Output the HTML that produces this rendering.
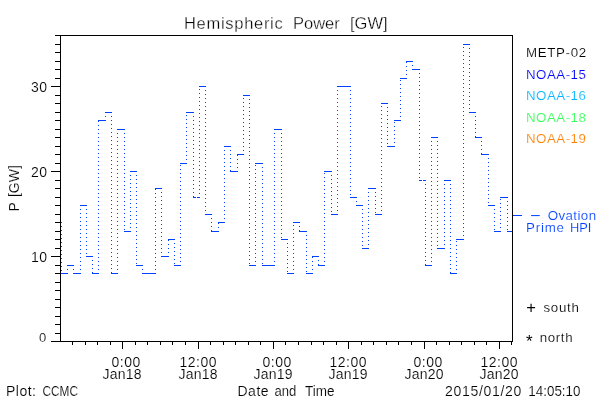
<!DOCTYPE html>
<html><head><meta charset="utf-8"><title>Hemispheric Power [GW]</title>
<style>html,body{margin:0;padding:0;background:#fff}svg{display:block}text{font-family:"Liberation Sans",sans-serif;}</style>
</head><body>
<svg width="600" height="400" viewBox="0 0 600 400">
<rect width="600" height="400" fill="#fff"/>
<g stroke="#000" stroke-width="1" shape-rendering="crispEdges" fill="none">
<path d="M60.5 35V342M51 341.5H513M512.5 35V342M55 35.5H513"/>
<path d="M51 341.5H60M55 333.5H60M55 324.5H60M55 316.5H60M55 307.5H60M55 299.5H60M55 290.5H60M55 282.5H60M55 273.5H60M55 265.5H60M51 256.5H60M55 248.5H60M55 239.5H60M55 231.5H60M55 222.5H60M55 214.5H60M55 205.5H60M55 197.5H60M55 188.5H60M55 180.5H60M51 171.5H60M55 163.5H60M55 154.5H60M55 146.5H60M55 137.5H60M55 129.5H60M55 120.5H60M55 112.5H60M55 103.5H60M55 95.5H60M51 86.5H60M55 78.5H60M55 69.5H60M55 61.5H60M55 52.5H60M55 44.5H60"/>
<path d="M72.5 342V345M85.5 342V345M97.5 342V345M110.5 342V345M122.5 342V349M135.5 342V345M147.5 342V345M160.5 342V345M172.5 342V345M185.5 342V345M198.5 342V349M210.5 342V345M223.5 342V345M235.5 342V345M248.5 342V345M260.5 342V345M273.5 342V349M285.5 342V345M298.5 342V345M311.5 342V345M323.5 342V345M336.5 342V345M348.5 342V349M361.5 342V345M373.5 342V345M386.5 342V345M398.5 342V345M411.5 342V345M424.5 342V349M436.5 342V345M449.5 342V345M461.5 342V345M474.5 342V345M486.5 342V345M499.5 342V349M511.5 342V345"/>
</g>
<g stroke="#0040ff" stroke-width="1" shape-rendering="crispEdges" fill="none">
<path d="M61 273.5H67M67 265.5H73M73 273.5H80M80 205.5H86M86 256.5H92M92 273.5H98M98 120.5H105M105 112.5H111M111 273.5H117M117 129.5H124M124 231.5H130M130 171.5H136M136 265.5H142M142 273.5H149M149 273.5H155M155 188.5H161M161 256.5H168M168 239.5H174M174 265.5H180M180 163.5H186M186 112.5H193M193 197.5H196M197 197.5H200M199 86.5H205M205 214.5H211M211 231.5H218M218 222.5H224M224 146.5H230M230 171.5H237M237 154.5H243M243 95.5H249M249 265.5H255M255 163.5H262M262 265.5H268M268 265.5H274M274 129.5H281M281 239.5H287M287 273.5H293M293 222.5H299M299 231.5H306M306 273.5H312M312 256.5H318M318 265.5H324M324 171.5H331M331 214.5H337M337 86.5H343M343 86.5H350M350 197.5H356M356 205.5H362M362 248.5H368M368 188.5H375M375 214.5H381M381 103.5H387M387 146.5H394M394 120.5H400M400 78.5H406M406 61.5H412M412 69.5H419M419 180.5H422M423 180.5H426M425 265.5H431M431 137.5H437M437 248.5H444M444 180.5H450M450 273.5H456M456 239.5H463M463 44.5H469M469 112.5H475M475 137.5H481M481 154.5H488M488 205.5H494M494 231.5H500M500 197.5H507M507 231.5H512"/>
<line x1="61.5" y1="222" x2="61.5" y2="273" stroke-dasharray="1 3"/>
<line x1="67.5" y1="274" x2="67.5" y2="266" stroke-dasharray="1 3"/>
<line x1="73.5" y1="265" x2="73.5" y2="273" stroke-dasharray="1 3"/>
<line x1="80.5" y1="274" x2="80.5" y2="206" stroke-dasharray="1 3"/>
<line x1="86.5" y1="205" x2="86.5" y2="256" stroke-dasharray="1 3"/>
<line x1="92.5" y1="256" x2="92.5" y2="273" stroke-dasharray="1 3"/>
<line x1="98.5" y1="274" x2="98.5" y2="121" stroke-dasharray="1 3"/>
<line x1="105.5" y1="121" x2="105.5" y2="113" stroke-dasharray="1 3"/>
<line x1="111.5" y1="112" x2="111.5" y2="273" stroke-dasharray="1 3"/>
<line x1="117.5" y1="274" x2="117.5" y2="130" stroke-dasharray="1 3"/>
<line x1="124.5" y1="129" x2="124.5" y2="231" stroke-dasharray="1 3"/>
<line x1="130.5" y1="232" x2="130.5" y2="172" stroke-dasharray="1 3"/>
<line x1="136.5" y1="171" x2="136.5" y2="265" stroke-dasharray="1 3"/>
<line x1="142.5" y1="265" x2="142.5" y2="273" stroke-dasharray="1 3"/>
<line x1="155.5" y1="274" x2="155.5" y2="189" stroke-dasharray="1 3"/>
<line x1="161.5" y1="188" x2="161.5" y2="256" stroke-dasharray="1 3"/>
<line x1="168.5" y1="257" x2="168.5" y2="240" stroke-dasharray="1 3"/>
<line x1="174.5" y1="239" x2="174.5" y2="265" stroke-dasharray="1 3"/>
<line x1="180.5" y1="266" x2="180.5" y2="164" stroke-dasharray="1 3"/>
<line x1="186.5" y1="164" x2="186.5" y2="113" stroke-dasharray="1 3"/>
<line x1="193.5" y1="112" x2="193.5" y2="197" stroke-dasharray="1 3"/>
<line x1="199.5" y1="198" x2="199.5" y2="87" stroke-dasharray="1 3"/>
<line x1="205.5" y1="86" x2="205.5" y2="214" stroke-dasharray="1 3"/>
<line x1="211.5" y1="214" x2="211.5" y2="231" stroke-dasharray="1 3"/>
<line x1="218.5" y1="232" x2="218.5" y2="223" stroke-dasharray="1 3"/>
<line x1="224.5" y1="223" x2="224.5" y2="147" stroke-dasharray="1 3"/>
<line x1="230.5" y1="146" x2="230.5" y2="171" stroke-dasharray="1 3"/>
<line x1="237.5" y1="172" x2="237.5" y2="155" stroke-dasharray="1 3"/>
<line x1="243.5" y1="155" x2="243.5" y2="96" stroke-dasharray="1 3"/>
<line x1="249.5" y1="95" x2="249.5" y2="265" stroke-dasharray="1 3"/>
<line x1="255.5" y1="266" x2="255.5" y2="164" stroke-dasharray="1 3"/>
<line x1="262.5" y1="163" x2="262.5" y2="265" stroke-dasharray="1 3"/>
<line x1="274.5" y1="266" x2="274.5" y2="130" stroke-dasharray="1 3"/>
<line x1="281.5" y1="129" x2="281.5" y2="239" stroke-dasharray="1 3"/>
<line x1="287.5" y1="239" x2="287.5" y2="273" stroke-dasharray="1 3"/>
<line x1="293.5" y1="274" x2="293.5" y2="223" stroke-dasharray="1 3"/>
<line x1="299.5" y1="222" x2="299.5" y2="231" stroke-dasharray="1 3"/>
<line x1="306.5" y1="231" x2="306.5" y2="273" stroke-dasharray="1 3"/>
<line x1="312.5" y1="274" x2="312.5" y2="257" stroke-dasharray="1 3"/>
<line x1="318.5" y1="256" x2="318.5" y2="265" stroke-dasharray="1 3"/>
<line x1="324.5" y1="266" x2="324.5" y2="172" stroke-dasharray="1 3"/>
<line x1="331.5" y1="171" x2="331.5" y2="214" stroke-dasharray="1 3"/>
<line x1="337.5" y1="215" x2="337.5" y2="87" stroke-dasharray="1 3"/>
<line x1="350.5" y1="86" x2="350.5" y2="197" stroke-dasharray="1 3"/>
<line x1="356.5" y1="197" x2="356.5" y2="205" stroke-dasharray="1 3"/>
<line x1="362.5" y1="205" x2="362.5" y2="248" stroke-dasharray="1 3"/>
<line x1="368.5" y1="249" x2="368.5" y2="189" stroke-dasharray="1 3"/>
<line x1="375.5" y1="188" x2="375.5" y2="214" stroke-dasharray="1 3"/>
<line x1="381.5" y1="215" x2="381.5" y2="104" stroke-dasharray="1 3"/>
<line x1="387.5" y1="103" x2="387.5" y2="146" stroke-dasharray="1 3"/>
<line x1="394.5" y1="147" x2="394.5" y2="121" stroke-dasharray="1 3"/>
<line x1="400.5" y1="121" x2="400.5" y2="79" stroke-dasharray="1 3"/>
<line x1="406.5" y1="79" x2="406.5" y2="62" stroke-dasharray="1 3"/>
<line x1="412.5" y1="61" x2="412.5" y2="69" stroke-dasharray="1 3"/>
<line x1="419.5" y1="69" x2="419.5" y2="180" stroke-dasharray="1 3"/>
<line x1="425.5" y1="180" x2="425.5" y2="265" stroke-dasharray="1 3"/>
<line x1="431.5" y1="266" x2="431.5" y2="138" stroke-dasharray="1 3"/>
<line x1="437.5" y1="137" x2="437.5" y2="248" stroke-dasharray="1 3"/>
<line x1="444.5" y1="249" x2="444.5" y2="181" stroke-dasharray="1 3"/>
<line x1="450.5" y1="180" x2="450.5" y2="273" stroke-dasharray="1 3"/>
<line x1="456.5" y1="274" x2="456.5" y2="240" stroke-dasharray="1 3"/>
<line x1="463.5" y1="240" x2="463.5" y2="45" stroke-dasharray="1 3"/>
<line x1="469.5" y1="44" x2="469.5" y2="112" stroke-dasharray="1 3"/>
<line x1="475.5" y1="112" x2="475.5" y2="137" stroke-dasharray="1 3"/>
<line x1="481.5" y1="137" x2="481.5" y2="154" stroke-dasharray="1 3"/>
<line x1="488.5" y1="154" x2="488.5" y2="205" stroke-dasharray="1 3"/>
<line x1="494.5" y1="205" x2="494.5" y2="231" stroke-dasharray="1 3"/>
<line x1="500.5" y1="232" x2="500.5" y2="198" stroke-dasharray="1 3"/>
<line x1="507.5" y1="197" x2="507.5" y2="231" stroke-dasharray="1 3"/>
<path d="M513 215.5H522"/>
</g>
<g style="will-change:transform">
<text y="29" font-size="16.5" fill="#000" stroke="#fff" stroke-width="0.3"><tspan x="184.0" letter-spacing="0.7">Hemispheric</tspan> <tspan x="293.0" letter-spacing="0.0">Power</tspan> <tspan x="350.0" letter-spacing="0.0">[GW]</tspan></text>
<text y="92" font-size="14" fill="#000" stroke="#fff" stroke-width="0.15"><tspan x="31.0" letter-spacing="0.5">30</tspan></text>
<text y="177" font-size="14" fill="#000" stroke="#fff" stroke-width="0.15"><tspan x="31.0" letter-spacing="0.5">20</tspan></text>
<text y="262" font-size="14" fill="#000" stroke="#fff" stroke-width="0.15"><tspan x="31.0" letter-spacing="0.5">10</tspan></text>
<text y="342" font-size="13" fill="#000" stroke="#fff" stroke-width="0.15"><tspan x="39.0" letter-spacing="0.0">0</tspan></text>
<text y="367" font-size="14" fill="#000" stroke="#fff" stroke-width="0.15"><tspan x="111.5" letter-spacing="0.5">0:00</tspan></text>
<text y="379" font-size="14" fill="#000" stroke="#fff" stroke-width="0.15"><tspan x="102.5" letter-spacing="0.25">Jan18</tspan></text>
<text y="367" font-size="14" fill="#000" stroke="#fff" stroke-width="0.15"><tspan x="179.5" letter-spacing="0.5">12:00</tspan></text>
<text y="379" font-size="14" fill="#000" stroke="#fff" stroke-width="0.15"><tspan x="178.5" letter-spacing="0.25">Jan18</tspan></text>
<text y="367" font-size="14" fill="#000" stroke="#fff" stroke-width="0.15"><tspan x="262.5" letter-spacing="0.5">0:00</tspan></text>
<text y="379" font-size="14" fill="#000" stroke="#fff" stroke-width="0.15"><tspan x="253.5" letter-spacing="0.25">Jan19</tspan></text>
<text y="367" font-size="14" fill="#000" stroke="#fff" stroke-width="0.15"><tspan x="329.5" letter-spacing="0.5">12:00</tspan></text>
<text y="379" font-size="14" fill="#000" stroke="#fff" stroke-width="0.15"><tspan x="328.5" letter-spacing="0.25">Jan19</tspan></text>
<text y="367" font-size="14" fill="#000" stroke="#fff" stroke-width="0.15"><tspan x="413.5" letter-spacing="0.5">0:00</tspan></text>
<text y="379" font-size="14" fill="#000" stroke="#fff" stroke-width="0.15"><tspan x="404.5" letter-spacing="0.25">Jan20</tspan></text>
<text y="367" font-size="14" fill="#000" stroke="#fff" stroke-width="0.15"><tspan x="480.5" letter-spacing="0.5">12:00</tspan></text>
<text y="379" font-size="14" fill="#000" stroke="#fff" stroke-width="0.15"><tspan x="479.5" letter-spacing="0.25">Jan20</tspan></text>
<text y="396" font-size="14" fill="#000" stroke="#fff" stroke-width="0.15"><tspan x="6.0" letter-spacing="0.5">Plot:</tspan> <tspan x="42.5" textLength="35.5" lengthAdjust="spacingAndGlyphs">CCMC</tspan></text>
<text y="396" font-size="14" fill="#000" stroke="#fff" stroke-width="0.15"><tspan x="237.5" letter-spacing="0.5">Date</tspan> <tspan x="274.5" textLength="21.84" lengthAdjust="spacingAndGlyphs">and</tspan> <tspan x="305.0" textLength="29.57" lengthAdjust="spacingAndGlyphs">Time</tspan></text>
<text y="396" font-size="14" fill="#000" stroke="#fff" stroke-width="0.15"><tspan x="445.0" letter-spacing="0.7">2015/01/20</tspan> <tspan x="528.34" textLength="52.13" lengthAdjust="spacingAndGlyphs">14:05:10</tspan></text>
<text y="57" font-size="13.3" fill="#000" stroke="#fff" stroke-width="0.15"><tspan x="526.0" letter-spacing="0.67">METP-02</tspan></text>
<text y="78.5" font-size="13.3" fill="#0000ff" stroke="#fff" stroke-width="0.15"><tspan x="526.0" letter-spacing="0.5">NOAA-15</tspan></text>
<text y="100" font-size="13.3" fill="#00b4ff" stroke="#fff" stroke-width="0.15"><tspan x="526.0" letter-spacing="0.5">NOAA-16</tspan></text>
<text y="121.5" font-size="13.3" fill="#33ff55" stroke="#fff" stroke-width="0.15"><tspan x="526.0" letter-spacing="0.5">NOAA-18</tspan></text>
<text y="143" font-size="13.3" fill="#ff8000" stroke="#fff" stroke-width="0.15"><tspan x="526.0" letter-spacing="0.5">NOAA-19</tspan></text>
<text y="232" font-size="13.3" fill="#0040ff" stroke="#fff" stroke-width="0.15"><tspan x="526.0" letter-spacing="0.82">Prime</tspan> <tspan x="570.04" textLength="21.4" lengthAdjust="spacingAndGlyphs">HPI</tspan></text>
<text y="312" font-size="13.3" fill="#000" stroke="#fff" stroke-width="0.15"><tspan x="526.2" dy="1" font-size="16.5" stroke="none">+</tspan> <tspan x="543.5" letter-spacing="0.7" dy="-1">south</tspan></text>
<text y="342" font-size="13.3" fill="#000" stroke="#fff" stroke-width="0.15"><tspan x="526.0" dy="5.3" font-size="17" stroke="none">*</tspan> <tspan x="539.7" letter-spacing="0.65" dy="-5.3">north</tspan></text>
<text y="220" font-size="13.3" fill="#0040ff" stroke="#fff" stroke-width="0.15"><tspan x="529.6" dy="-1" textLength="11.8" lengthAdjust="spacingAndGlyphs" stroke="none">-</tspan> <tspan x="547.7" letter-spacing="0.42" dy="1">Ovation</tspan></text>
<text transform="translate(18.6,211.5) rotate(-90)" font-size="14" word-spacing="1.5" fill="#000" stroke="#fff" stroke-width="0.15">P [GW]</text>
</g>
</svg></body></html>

Aim of the exercise
Of the lines above, how many include the word "rendering"? Reply with the number alone.

Final result
3